Taylor Farms Retail, producer of salads and fresh foods, has settled with the EPA over Clean Water Act (CWA) violations at its refrigerated warehouse and food processing facility in Salinas, Calif. Under the terms of the settlement, the company will pay a penalty of $67,640. The company is also required to take steps to prevent pollutants from discharging in industrial stormwater.
Stormwater runoff from Taylor Farms discharges into Alisal Creek, a tributary to the Old Salinas River which flows into Monterey Bay. Taylor Farms’ facility was operating without the proper stormwater discharge permit from the California State Water Resources Control Board.
EPA also found the facility was operating without a stormwater pollution prevention plan and failed to conduct required annual employee training on minimizing pollutants in stormwater runoff. The company has obtained the necessary permit and come into compliance with CWA requirements.
Stormwater often carries pollution and sediment into local waterways that can damage water quality, said EPA Pacific Southwest Regional Administrator Mike Stoker. The CWA requires that certain industrial facilities obtain National Pollutant Discharge Elimination System permits to control the discharge of pollutants in stormwater runoff into nearby water bodies. These facilities must develop and implement a stormwater pollution prevention plan to prevent runoff from washing harmful pollutants into local water bodies.

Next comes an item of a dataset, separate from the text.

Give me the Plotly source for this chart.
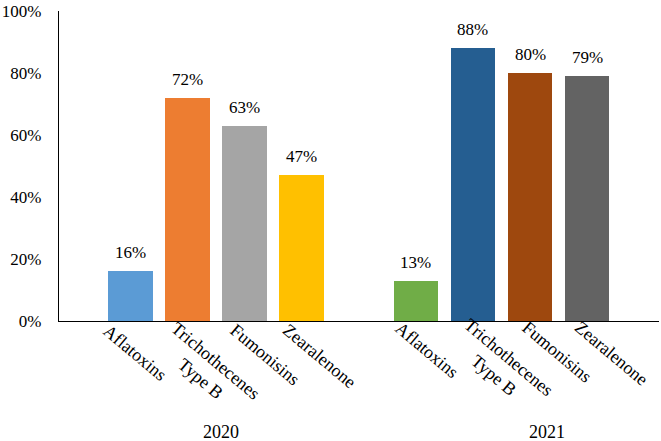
import plotly.graph_objects as go

# ---- data ----
years = ["2020", "2021"]
categories = ["Aflatoxins", "Trichothecenes<br>Type B", "Fumonisins", "Zearalenone"]
values_2020 = [0.16, 0.72, 0.63, 0.47]
values_2021 = [0.13, 0.88, 0.80, 0.79]
y_ticks = [0, 0.2, 0.4, 0.6, 0.8, 1.0]

# ---- style ----
colors_2020 = ["#5B9BD5", "#ED7D31", "#A5A5A5", "#FFC000"]
colors_2021 = ["#70AD47", "#255E91", "#9E480E", "#636363"]
FONT = "Liberation Serif, Times New Roman, serif"
# label offsets (px) of rotated category labels relative to bar centre
label_dx = [[5, 21, 21, 18], [11, 29, 27, 24]]
label_dy = [[32, 48, 34, 35], [29, 45, 31, 32]]
group_dx = [5, 45]

series = [values_2020, values_2021]
colors = [colors_2020, colors_2021]

fig = go.Figure()
annotations = []
for gi, (yr, vals) in enumerate(zip(years, series)):
    xs = [gi * 5 + i for i in range(len(categories))]
    fig.add_trace(go.Bar(
        x=xs, y=vals, width=0.78,
        marker=dict(color=colors[gi], line=dict(width=0)),
        showlegend=False, hoverinfo="skip",
    ))
    for i, (x, v) in enumerate(zip(xs, vals)):
        annotations.append(dict(
            x=x, y=v, xref="x", yref="y", text=f"{round(v*100)}%",
            showarrow=False, xanchor="center", yanchor="bottom", yshift=7,
            font=dict(family=FONT, size=17, color="#000000"),
        ))
        annotations.append(dict(
            x=x, y=0, xref="x", yref="y", text=categories[i],
            showarrow=False, xanchor="center", yanchor="middle",
            xshift=label_dx[gi][i], yshift=-label_dy[gi][i],
            textangle=40, align="center",
            font=dict(family=FONT, size=18, color="#000000"),
        ))
    annotations.append(dict(
        x=sum(xs) / len(xs), y=0, xref="x", yref="y", text=yr,
        showarrow=False, xanchor="center", yanchor="middle",
        xshift=group_dx[gi], yshift=-111,
        font=dict(family=FONT, size=18, color="#000000"),
    ))

fig.update_layout(
    width=661, height=441,
    margin=dict(l=55, r=2, t=7.5, b=120.3, pad=0),
    paper_bgcolor="white", plot_bgcolor="white",
    bargap=0,
    annotations=annotations,
    xaxis=dict(range=[-1.247, 9.257], showline=True, linecolor="#000000", linewidth=1.2,
               showticklabels=False, showgrid=False, zeroline=False, ticks=""),
    yaxis=dict(range=[0, 1.0005], tickvals=y_ticks, tickformat=".0%", showline=True,
               linecolor="#000000", linewidth=1.2, showgrid=False, zeroline=False,
               ticks="", ticklabelstandoff=13, ticklabeloverflow="allow",
               tickfont=dict(family=FONT, size=17, color="#000000")),
)

fig.write_html("out.html", config={"displayModeBar": False},
               post_script="document.body.style.margin='0px';document.body.style.overflow='hidden';")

Still Strong in Sustainability
Earlier this month, Taylor Farms announced that it achieved TRUE (Total Resource Use and Efficiency) Platinum certification for zero waste. The certification showcases Taylor Farms’ continued efforts of ingraining sustainable practices into their culture and reducing waste at all operating facilities, the company says.
Taylor Farms’ Gonzales, Calif., based facility launched its zero waste program just over a year ago. Since then, the facility has decreased landfill contribution by 56%, reducing greenhouse gas emissions by more than 30,ooo metric tons. Taylor Farms says it is the first in the fresh food industry to achieve TRUE Platinum certification.
Other sustainability efforts include generating energy from solar panels, a wind turbine, and fuel cells. These assets and future installations, in addition to numerous efficiency measures, also help the company manage energy costs.
With water an essential part of the company’s business, Taylor Farms uses technology to ensure they are using it as effectively as possible. Its wash tanks, for example, utilize advanced controls and mechanisms to ensure the company doesn’t use more water than it needs.